Q36 of 38 · Performance
How do you test database query performance under realistic load?
Short answer
Short answer: Enable slow query logging during load tests, use EXPLAIN ANALYZE on queries that appear in the slow log, and measure query latency at both low and high concurrency. Database performance under load often differs dramatically from single-query benchmarks due to lock contention and connection pool exhaustion.
Detail
Single-query benchmarks (EXPLAIN ANALYZE) tell you how a query performs with no concurrency. They are necessary but not sufficient — a query that takes 5 ms alone can take 2,000 ms under 200 concurrent connections due to row locking, sequential scan under table-level lock, or connection pool exhaustion.

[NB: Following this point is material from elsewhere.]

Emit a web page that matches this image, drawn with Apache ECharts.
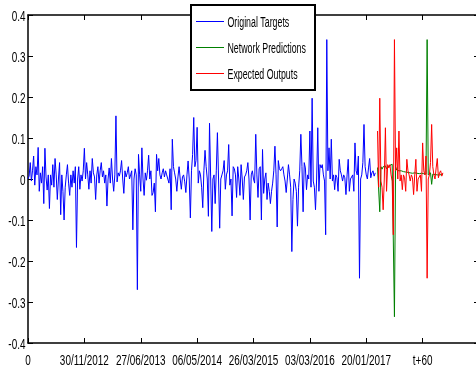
<!DOCTYPE html>
<html>
<head>
<meta charset="utf-8">
<script src="https://cdn.jsdelivr.net/npm/echarts@6/dist/echarts.min.js"></script>
<style>html,body{margin:0;padding:0;background:#fff;}#c{width:476px;height:372px;}</style>
</head>
<body>
<div id="c"></div>
<script>
// ---- data ----
const tickLabels = ['0','30/11/2012','27/06/2013','06/05/2014','26/03/2015','03/03/2016','20/01/2017','t+60'];
const xTickStep = 50;
const yTicks = [0.4, 0.3, 0.2, 0.1, 0, -0.1, -0.2, -0.3, -0.4];
const seriesNames = ['Original Targets','Network Predictions','Expected Outputs'];
const seriesColors = ['#0000ff', '#008000', '#ff0000'];
const targetsStart = 0;
const targets = [
0.0,0.007,0.04,-0.005,0.02,0.056,-0.015,0.03,0.01,0.077,
-0.03,0.015,-0.01,0.03,-0.06,0.075,0.005,-0.027,0.01,-0.072,
0.01,-0.015,0.035,-0.02,0.05,0.01,-0.05,0.0,0.04,-0.087,
0.01,-0.03,-0.1,-0.02,0.01,0.035,-0.01,-0.04,0.01,-0.02,
0.02,-0.01,0.03,-0.167,0.0,0.03,-0.025,0.01,-0.005,0.02,
0.075,0.0,0.04,0.01,-0.025,0.02,-0.01,0.05,0.015,0.005,
-0.05,0.01,0.03,-0.01,0.02,0.04,0.005,0.02,-0.01,0.01,
-0.066,0.0,0.027,-0.01,0.05,0.0,-0.03,0.01,0.154,-0.007,
0.015,0.007,0.02,0.045,0.0,-0.035,0.02,0.005,0.015,0.03,
0.0,0.01,0.02,-0.124,0.0,0.025,0.01,-0.27,0.06,0.01,
-0.03,0.076,0.0,-0.04,0.015,-0.003,0.02,0.058,0.0,0.02,
-0.04,-0.033,-0.01,-0.08,0.06,0.02,0.05,0.01,0.0,0.015,
0.025,0.005,0.02,0.01,0.0,-0.01,0.025,-0.075,0.097,0.03,
0.015,0.0,-0.03,0.005,0.03,0.0,-0.025,0.005,0.01,-0.007,
-0.033,0.01,0.044,0.0,-0.095,0.02,0.06,0.15,0.03,0.045,
0.126,-0.01,0.02,0.01,-0.02,-0.07,0.02,0.07,0.03,0.0,
-0.091,0.136,0.005,-0.128,0.0,0.01,-0.06,0.02,0.113,0.0,
-0.12,0.0,0.01,0.02,0.045,-0.025,0.01,0.02,0.084,-0.015,
0.0,-0.09,0.03,0.025,0.01,-0.045,0.03,0.0,-0.04,0.035,
0.0,-0.05,0.005,0.01,0.02,0.04,0.0,-0.1,0.01,0.02,
0.0,-0.01,0.109,0.01,-0.045,0.025,0.03,-0.1,0.072,-0.035,
0.0,0.015,-0.05,-0.01,-0.03,-0.06,-0.03,-0.01,0.02,0.08,
0.01,-0.117,0.045,0.025,0.02,0.025,0.03,0.01,-0.005,-0.033,
0.0,0.035,0.01,-0.02,-0.177,-0.05,0.0,-0.01,-0.03,-0.115,
-0.02,0.02,0.109,0.03,-0.08,0.04,0.027,-0.026,0.01,0.0,
0.117,-0.02,0.197,-0.005,-0.02,-0.075,0.0,0.125,-0.03,0.035,
0.027,0.035,0.01,-0.005,-0.136,0.34,0.02,0.076,0.0,0.097,
-0.005,0.01,-0.026,0.01,0.003,-0.03,0.048,0.02,0.01,-0.005,
0.01,0.003,-0.038,0.01,0.048,-0.03,0.0,0.003,0.01,-0.03,
0.088,0.02,0.01,0.056,-0.242,0.0,0.01,0.04,0.133,0.03,
0.01,0.0,0.027,0.05,0.003,0.015,0.02,0.007,0.015
];
const forecastStart = 310;
const predictions = [
0.028,0.025,-0.08,0.03,0.024,0.03,0.026,0.032,0.025,0.03,
0.028,0.033,0.03,0.036,0.04,-0.336,0.03,0.022,0.025,0.02,
0.024,0.02,0.022,0.018,0.02,0.017,0.019,0.016,0.018,0.015,
0.017,0.014,0.016,0.015,0.017,0.014,0.016,0.013,0.015,0.014,
0.016,0.013,0.015,0.012,0.34,0.01,0.012,0.015,-0.013,0.012,
0.015,0.011,0.013,0.01,0.012,0.01,0.013,0.011,0.012
];
const expected = [
0.117,-0.02,0.197,-0.005,-0.02,-0.075,0.0,0.125,-0.03,0.035,
0.027,0.035,0.01,-0.005,-0.136,0.34,0.02,0.076,0.0,0.117,
-0.005,0.01,-0.026,0.01,0.003,-0.03,0.048,0.02,0.01,-0.005,
0.01,0.003,-0.038,0.01,0.048,-0.03,0.0,0.003,0.01,-0.03,
0.088,0.02,0.01,0.056,-0.242,0.0,0.01,0.04,0.133,0.03,
0.01,0.0,0.027,0.05,0.003,0.015,0.02,0.007,0.015
];

const FONT = "'Liberation Sans', Arial, sans-serif";
const toPairs = (arr, start) => arr.map((v, i) => [start + i, v]);

const chart = echarts.init(document.getElementById('c'), null, {renderer: 'canvas'});
const axLine = {show: true, onZero: false, lineStyle: {color: '#000', width: 1.5}};
const tick = {show: true, inside: true, length: 5, lineStyle: {color: '#000', width: 1}};
const legendTop = 21, legendGap = 25, legendItemH = 1;
chart.setOption({
  animation: false,
  backgroundColor: '#fff',
  grid: {left: 28, top: 15, width: 451, bottom: 29, outerBoundsMode: 'none', containLabel: false},
  xAxis: [
    {type: 'value', min: 0, max: 400, interval: xTickStep, position: 'bottom',
     axisLine: axLine, splitLine: {show: false}, axisTick: tick, axisLabel: {show: false}},
    {type: 'value', min: 0, max: 400, interval: xTickStep, position: 'top',
     axisLine: axLine, splitLine: {show: false}, axisTick: tick, axisLabel: {show: false}}
  ],
  yAxis: [
    {type: 'value', min: -0.4, max: 0.4, interval: 0.1, position: 'left',
     axisLine: axLine, splitLine: {show: false}, axisTick: tick, axisLabel: {show: false}},
    {type: 'value', min: -0.4, max: 0.4, interval: 0.1, position: 'right',
     axisLine: axLine, splitLine: {show: false}, axisTick: tick, axisLabel: {show: false}}
  ],
  legend: {
    orient: 'vertical', left: 196, top: legendTop, padding: 0, itemGap: legendGap,
    itemWidth: 28, itemHeight: legendItemH, z: 200, icon: 'rect',
    formatter: () => '',
    data: seriesNames
  },
  series: seriesNames.map((name, k) => ({
    name, type: 'line', symbol: 'none',
    data: toPairs([targets, predictions, expected][k], k === 0 ? targetsStart : forecastStart),
    lineStyle: {color: seriesColors[k], width: 1}, itemStyle: {color: seriesColors[k]}
  }))
});

// condensed (MATLAB-like) text, positioned through the chart's own scales
const graphics = [{
  type: 'rect', id: 'legendBox', z: 100,
  shape: {x: 191, y: 5, width: 124, height: 85},
  style: {fill: '#fff', stroke: '#000', lineWidth: 2}
}];
tickLabels.forEach((t, i) => {
  const px = chart.convertToPixel({xAxisIndex: 0}, i * xTickStep);
  graphics.push({type: 'text', z: 150, x: px, y: 361, scaleX: 0.71,
    style: {text: t, font: '14px ' + FONT, fill: '#000', align: 'center', verticalAlign: 'middle'}});
});
yTicks.forEach(v => {
  const py = chart.convertToPixel({yAxisIndex: 0}, v);
  graphics.push({type: 'text', z: 150, x: 25.5, y: py + 2, scaleX: 0.71,
    style: {text: String(v), font: '14px ' + FONT, fill: '#000', align: 'right', verticalAlign: 'middle'}});
});
seriesNames.forEach((name, k) => {
  const cy = legendTop + legendItemH / 2 + k * (legendItemH + legendGap);
  graphics.push({type: 'text', z: 300, x: 227.5, y: cy + 2, scaleX: 0.63,
    style: {text: name, font: '14px ' + FONT, fill: '#000', align: 'left', verticalAlign: 'middle'}});
});
chart.setOption({graphic: graphics});
</script>
</body>
</html>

During load tests, capture:
- Slow query log with threshold set to 100 ms (reveals queries that degrade under load)
- Connection pool saturation (are all connections used? Is the pool queuing?)
- Lock wait events (using pg_stat_activity for PostgreSQL or SHOW PROCESSLIST for MySQL)
- Index hit rate and cache hit rate for the database
For regression detection at the query level: use a tool like pgBadger (PostgreSQL) to parse slow query logs from baseline and comparison runs and diff the top-N slow queries. A query that moves from 10 ms median to 800 ms median between releases is a clear regression even if overall p95 is still within SLO.